Sometimes my path leads me into areas where I feel exposed, uncomfortable, and without a lot of obvious support.

I depend in the end on the feel of the path beneath my feet and the knowledge that I am not the first to come this way, and likely not the last.

Procrustean Therapy

The incident described here took place more than ten years ago. While the technique reported by my client is now largely discredited, many of its key characteristics are still present in techniques used today, if anecdotal evidence from clients is worth anything.

Effectively, a client is being asked, on "expert" authority, to distrust the evidence of their own remembered experience, of their own feelings, in such a way as to replace them with an experience of being abused.

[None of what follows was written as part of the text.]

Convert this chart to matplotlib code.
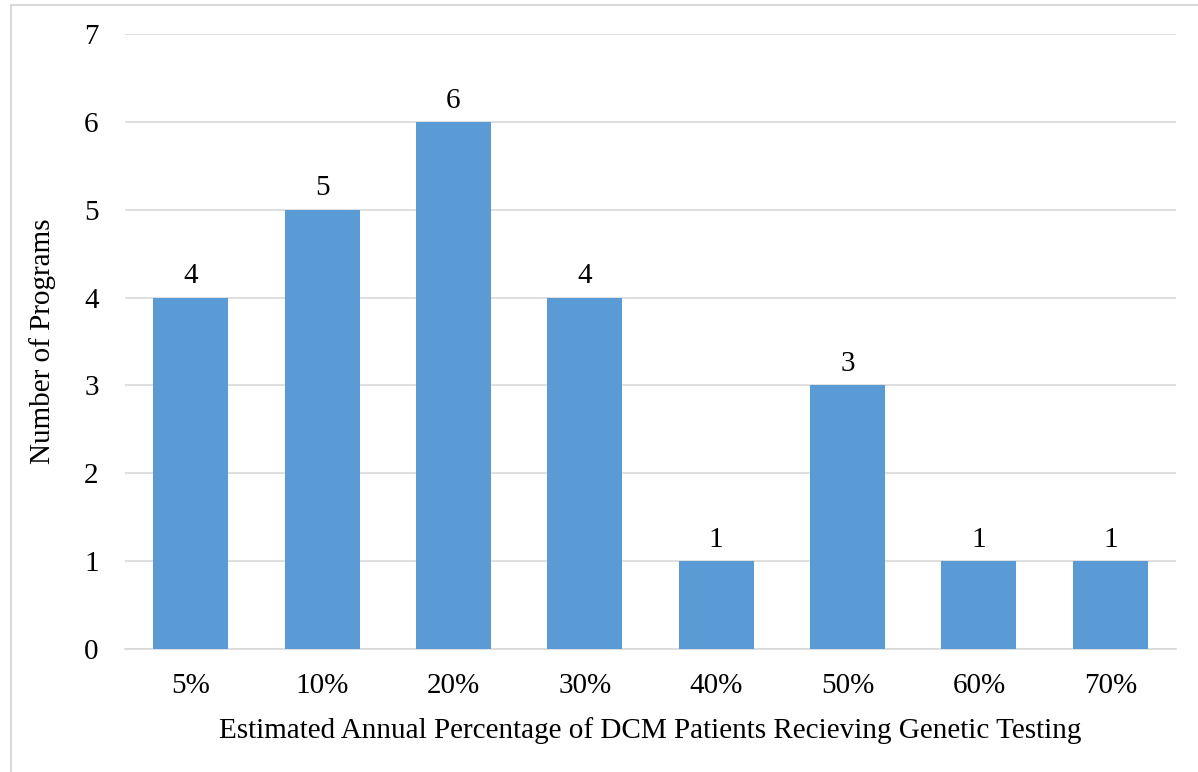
import matplotlib.pyplot as plt
from matplotlib.lines import Line2D

categories = ["5%", "10%", "20%", "30%", "40%", "50%", "60%", "70%"]
programs = [4, 5, 6, 4, 1, 3, 1, 1]

plt.rcParams["font.family"] = ["Liberation Serif", "DejaVu Serif"]
FS = 21

fig = plt.figure(figsize=(11.98, 7.72), dpi=100)
W, H = 1198, 772
ax = fig.add_axes([125 / W, 1 - 649 / H, (1176 - 125) / W, (649 - 34) / H])

x = range(len(categories))
bars = ax.bar(x, programs, width=0.571, color="#5B9BD5", zorder=3)
ax.bar_label(bars, padding=6, fontsize=FS)

ax.set_xlim(-0.5, len(categories) - 0.5)
ax.set_ylim(0, 7)
ax.set_yticks(range(8))
ax.set_xticks(list(x))
ax.set_xticklabels(categories)
ax.tick_params(axis="both", length=0, labelsize=FS)
ax.tick_params(axis="x", pad=17)
ax.tick_params(axis="y", pad=19)
ax.grid(axis="y", color="#D9D9D9", linewidth=1.2, zorder=0)
for side in ["top", "right", "left"]:
    ax.spines[side].set_visible(False)
ax.spines["bottom"].set_color("#D9D9D9")
ax.spines["bottom"].set_linewidth(1.2)

ax.set_xlabel("Estimated Annual Percentage of DCM Patients Recieving Genetic Testing",
              fontsize=FS, labelpad=13)
ax.set_ylabel("Number of Programs", fontsize=FS, labelpad=20)

# light chart-area frame (left and top edges visible in the reference)
fig.add_artist(Line2D([11 / W, 11 / W], [0, 1 - 5 / H], transform=fig.transFigure,
                      color="#D9D9D9", linewidth=1.5))
fig.add_artist(Line2D([11 / W, 1], [1 - 5 / H, 1 - 5 / H], transform=fig.transFigure,
                      color="#D9D9D9", linewidth=1.5))

fig.savefig("out.png", dpi=100)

Typically in this new and strange world constructed by the therapist, where one's own experience and one's own impulses are not to be trusted, the therapist wields enormous power as a map maker, as an interpreter of events. If a camel is a horse put together by a committee, the agendas that structure some forms of psychotherapy produce results at least as strange to the onlooker.

A young woman came to see me on the recommendation of a common acquaintance, and she spoke of her experiences with a sexual abuse counsellor from an old-established and reputable agency. She had approached the counsellor in respect of an incident that had occurred, as best she could remember, just before she started school. She wondered whether it might have had any bearings on difficulties she was presently experiencing with her sexuality.

For reasons I am not clear about, and no more was she, the counsellor told her that the incident "must have been more recent than that". When my client was unable to recall any such incident, she was told that she must be "blocking" the experience, and the counsellor then helped her to "recall" it.

It took its place in a context in her life where it might plausibly have been found, and she was certain at the time she was counselled that it must indeed have taken place. This despite the total agreement among all her circle of friends and acquaintances that such an event had never occurred.

In the time since then, she had become just as certain that the events "recalled" were invented by her. She now felt somewhat confused and vulnerable in her relationships with the people who were part of that context. She was not the first or the last client to have told me a similar story.

I found myself telling her about Procrustes the bandit and his iron bed to which he strapped his victims. Those that were too long for the bed, he cut to size, and those that were too short, he stretched until they fitted. There were also a few who managed a comfortable night being near enough to the right size.

She began nodding, long slow nods that just kept on coming, and then for a while just looked sad. I sat with her. Finally she took a larger breath, and something seemed to resolve. I didn't say anything. I didn't really need to.

She maintained contact for a period during which, on her own initiative, she re-established contact with her past friends from a space in which she once more trusted her own judgement.